Bu mekanizmaların bilgisini, bu açıdan, sorun alanlarına yönelerek somut sorunlarda farklı boyutların iç içe geçen karmaşıklığını, görsel ve metinsel olarak bütünlüklü bir şekilde analiz etmeye odaklamayı düşünmeliyiz. Bu sayede bu görsel ve metinsel bilginin, tekil bir olayda/durumda insanların başına gelenler karşısında seferber ettikleri kudretleri, başa gelenin nedenlerini, yerel, ulusal ve küresel dinamiklerle, sermaye ve çeşitli iktidar oluşumlarıyla ilişkilerini sorunsallaştırmasını sağlayabiliriz. Bu açıdan neredeyse hiçbir sorun yoktur ki çoklu veçhelere sahip olmasın.
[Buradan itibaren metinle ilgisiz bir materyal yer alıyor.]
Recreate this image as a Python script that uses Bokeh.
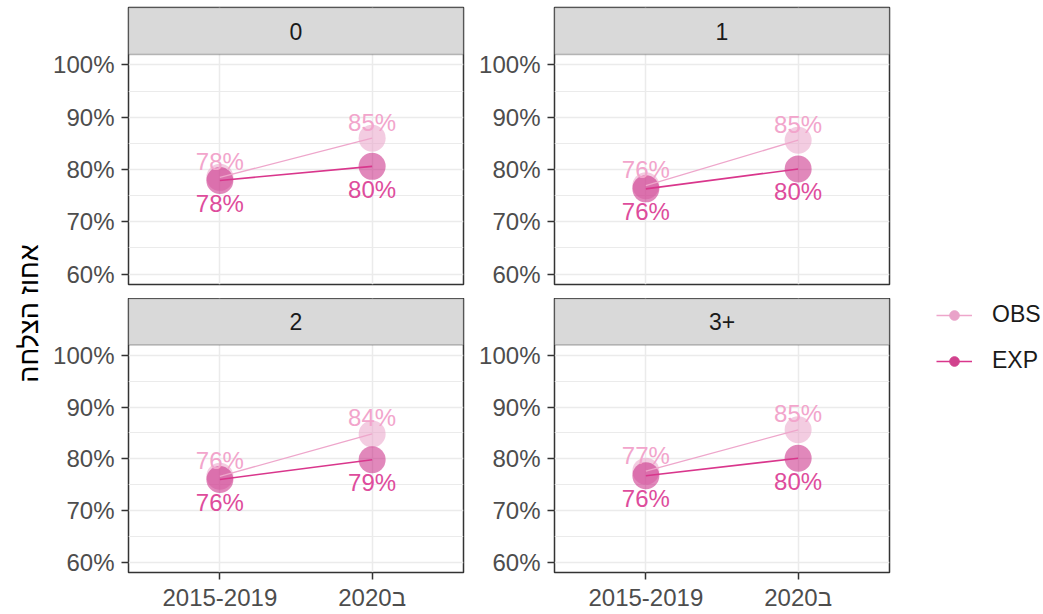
import math
from bokeh.plotting import figure
from bokeh.models import (ColumnDataSource, FactorRange, Range1d, FixedTicker,
                          NumeralTickFormatter, BoxAnnotation, Label, Legend, LegendItem)
from bokeh.layouts import row, column
from bokeh.embed import file_html
from bokeh.resources import INLINE
from bokeh.core.properties import value

# ---------------- data ----------------
periods = ["2015-2019", "2020ב"]
panels = ["0", "1", "2", "3+"]
series = ["OBS", "EXP"]

obs_2015 = [0.785, 0.769, 0.766, 0.776]
obs_2020 = [0.860, 0.856, 0.848, 0.856]
exp_2015 = [0.779, 0.763, 0.760, 0.767]
exp_2020 = [0.806, 0.801, 0.798, 0.801]

obs_2015_labels = ["78%", "76%", "76%", "77%"]
obs_2020_labels = ["85%", "85%", "84%", "85%"]
exp_2015_labels = ["78%", "76%", "76%", "76%"]
exp_2020_labels = ["80%", "80%", "79%", "80%"]

y_ticks = [0.6, 0.7, 0.8, 0.9, 1.0]
y_minor = [0.65, 0.75, 0.85, 0.95]
y_title = "אחוז הצלחה"

# ---------------- style ----------------
FONT = "Liberation Sans"
OBS_COL = "#e9a3c9"
EXP_COL = "#c51b7d"
OBS_LINE = "#eea6cb"
EXP_LINE = "#d9368c"
OBS_TEXT = "#f2a5cc"
EXP_TEXT = "#de4c9c"
GRID = "#ebebeb"
DARK = "#333333"

Y0, Y1 = 0.58, 1.02
PANEL_PX, STRIP_PX = 230, 47
FRAME_H = PANEL_PX + STRIP_PX
Y_TOP = Y1 + (Y1 - Y0) * STRIP_PX / PANEL_PX
FRAME_W = 335
TOP_PAD = 7
ROW_GAP = 14
X_AXIS_PX = 38
TOTAL_H = TOP_PAD + FRAME_H + ROW_GAP + FRAME_H + X_AXIS_PX


def make_panel(i, show_x, border_left, border_right):
    border_top = 0 if show_x else TOP_PAD
    border_bottom = X_AXIS_PX if show_x else ROW_GAP
    p = figure(
        width=border_left + FRAME_W + border_right,
        height=border_top + FRAME_H + border_bottom,
        x_range=FactorRange(factors=periods, range_padding=0.1, range_padding_units="percent"),
        y_range=Range1d(Y0, Y_TOP),
        toolbar_location=None, output_backend="svg",
        min_border_left=border_left, min_border_right=border_right,
        min_border_top=border_top, min_border_bottom=border_bottom,
        x_axis_location="below" if show_x else None,
    )
    p.background_fill_color = "white"
    p.outline_line_color = DARK
    p.outline_line_width = 1.5

    p.xgrid.grid_line_color = GRID
    p.xgrid.grid_line_width = 1.5
    p.ygrid.grid_line_color = GRID
    p.ygrid.grid_line_width = 1.5
    p.ygrid.minor_grid_line_color = GRID
    p.ygrid.minor_grid_line_width = 1.2

    p.yaxis.ticker = FixedTicker(ticks=y_ticks, minor_ticks=y_minor)
    p.yaxis.formatter = NumeralTickFormatter(format="0%")
    for ax in p.axis:
        ax.axis_line_color = None
        ax.major_tick_line_color = DARK
        ax.major_tick_line_width = 1.5
        ax.major_tick_in = 0
        ax.major_tick_out = 7
        ax.minor_tick_line_color = None
        ax.major_label_text_font = FONT
        ax.major_label_text_font_size = "24px"
        ax.major_label_text_color = "#4d4d4d"
    p.yaxis.major_label_standoff = 7
    if show_x:
        p.xaxis.major_label_standoff = 4
        p.xaxis.major_label_overrides = {periods[1]: "\u200f" + periods[1]}

    # strip header
    p.add_layout(BoxAnnotation(bottom=Y1, fill_color="#d9d9d9", fill_alpha=1.0,
                               line_color=DARK, line_width=1.5))
    p.add_layout(Label(x=1.0, y=(Y1 + Y_TOP) / 2, text=panels[i], text_align="center",
                       text_baseline="middle", text_font=FONT, text_font_size="23px",
                       text_color="#1a1a1a"))

    obs_src = ColumnDataSource(data=dict(x=periods, y=[obs_2015[i], obs_2020[i]],
                                         lab=[obs_2015_labels[i], obs_2020_labels[i]]))
    exp_src = ColumnDataSource(data=dict(x=periods, y=[exp_2015[i], exp_2020[i]],
                                         lab=[exp_2015_labels[i], exp_2020_labels[i]]))

    p.scatter("x", "y", source=obs_src, size=27, fill_color=OBS_COL, fill_alpha=0.55,
              line_color=None)
    p.scatter("x", "y", source=exp_src, size=27, fill_color=EXP_COL, fill_alpha=0.52,
              line_color=None)
    p.line("x", "y", source=obs_src, line_color=OBS_LINE, line_width=1.3)
    p.line("x", "y", source=exp_src, line_color=EXP_LINE, line_width=1.6)
    p.text("x", "y", text="lab", source=obs_src, text_font=value(FONT), text_font_size="24px",
           text_align="center", text_baseline="middle", y_offset=-16, text_color=OBS_TEXT)
    p.text("x", "y", text="lab", source=exp_src, text_font=value(FONT), text_font_size="24px",
           text_align="center", text_baseline="middle", y_offset=23, text_color=EXP_TEXT)
    return p


f0 = make_panel(0, False, 80, 6)
f1 = make_panel(1, False, 85, 2)
f2 = make_panel(2, True, 80, 6)
f3 = make_panel(3, True, 85, 2)

# y-axis title
ylab = figure(width=48, height=TOTAL_H, x_range=Range1d(0, 1), y_range=Range1d(0, 1),
              toolbar_location=None, output_backend="svg", min_border=0,
              x_axis_location=None, y_axis_location=None)
ylab.outline_line_color = None
ylab.grid.visible = False
ylab.add_layout(Label(x=0.6, y=1 - 313 / TOTAL_H, text=y_title, angle=math.pi / 2,
                      text_align="center", text_baseline="middle", text_font=FONT,
                      text_font_size="27px", text_color="#000000"))

# legend panel
leg = figure(width=150, height=TOTAL_H, x_range=Range1d(0, 1), y_range=Range1d(0, 1),
             toolbar_location=None, output_backend="svg", min_border=0,
             x_axis_location=None, y_axis_location=None)
leg.outline_line_color = None
leg.grid.visible = False
items = []
for name, lc, pc in [(series[0], OBS_LINE, OBS_COL), (series[1], EXP_LINE, "#d1428d")]:
    src = ColumnDataSource(data=dict(x=[float("nan")], y=[float("nan")]))
    lr = leg.line("x", "y", source=src, line_color=lc, line_width=1.5)
    sr = leg.scatter("x", "y", source=src, fill_color=pc, line_color=pc)
    items.append(LegendItem(label=name, renderers=[lr, sr]))
legend = Legend(items=items, location=(45, TOTAL_H - 374), padding=0, margin=0, spacing=19,
                glyph_width=36, glyph_height=24, label_height=24, label_standoff=20,
                label_text_font=FONT, label_text_font_size="23px", label_text_color="#1a1a1a",
                border_line_color=None, background_fill_alpha=0)
leg.add_layout(legend)

layout = row(ylab, column(row(f0, f1), row(f2, f3)), leg)

open("out.html", "w").write(file_html(layout, INLINE))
Sonuç olarak, mekanizmaların bilgisinin, biriken kitlesel öfkenin ve her kriz anında açığa çıkan kolektif kudretlerin yeni yollarla tahayyülü ve özgür ve eşitlikçi bir toplumsallığı kurabilecek bir kuvvetler çokluğu olarak eklemleme büyük çabasında, muhakeme yetimizi ayağa kaldırarak, hayal evrenimizi genişleterek ve bizleri kederli tutkuların esiri olmaktan koruyarak mütevazı ancak son derece önemli bir katkı üretmesi söz konusu olabilir. Toplumsal olarak bizi ve dünyamızı şu anki haliyle üreten mekanizmaların bilgisini ve eleştirisini paylaşarak, başka ihtimallere ve onu üretecek kolektif kudretlere işaret edip onları olumlayarak kolektif ve bireysel varlığımızın ufkunu biraz daha genişletebiliriz.

Notlar:

1 Muhakeme yetisinin kitlesel kaybı ve hakikat sonrasıyla ilişkisini daha ileride bir başka yazıda ele alacağım.